El Gobierno se ha visto forzado a aplicar un ingreso mínimo vital que resulta del todo insuficiente, por la cuantía misma que no da para sobrevivir, así como por el alcance de la medida, que deja fuera a muchas personas en situación de vulnerabilidad

Volviendo a la cuestión que nos atañe, esto es, la cohesión social a partir de la estabilidad en mundo del trabajo, con una gran mayoría de personas sin trabajo indefinido ni un sueldo digno (lo que se podría categorizar como “amplias clases medias”), resulta imposible reordenar la vida social en comunidad a partir de un pivote o punto de apoyo relacionado con el empleo. La cuestión que aquí se debate es que resulta imposible reconstruir de nuevo esas clases medias que la crisis de 2008 se llevó por delante en un contexto de enorme precarización, temporalidad, inestabilidad, emigración… y, lo que resulta más grave, sin clases medias ni redistribución de la riqueza no se puede construir un proyecto basado en la convivencia, paz social y seguridad en sentido amplio. ¿Y cuál es la alternativa a todo este proceso? La extrema derecha xenófoba, sus discursos políticos reaccionarios y medidas económicas austericidas.

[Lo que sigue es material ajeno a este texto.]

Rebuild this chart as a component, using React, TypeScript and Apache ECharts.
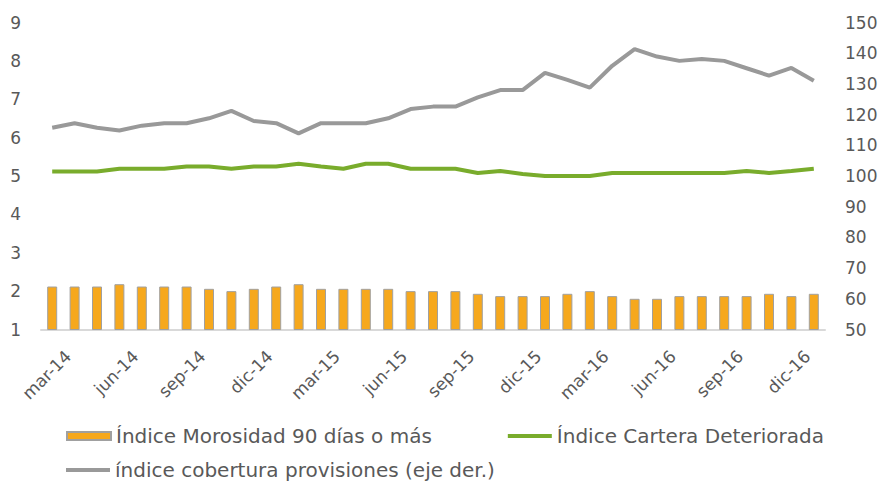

Por tanto, ante una crisis del mundo del trabajo de dimensiones cuasi civilizatorias, la única alternativa que emerge es bien reconstruir un mercado laboral altamente temporalizado, poco diversificado y muy precarizado por sexo (que perjudica más a las mujeres que los hombres), edad (más a jóvenes y mayores que a adultos jóvenes) y etnia (más a trabajadoras migrantes que nativas) o bien establecer una renta básica incondicional de carácter permanente, no sujeta a los ciclos económicos y que sea suficiente para que las personas receptoras de ella (idealmente, toda la ciudadanía o, más pragmáticamente a corto plazo, la parte de la ciudadanía que la necesite con carácter urgente e indispensable) puedan desarrollar una vida digna. Si el neoliberalismo ganó la batalla de desarticular el mundo del trabajo, no le demos la oportunidad de que nos arrebate también la de la renta básica como única alternativa, hasta el momento, para reordenar la vida social en comunidad.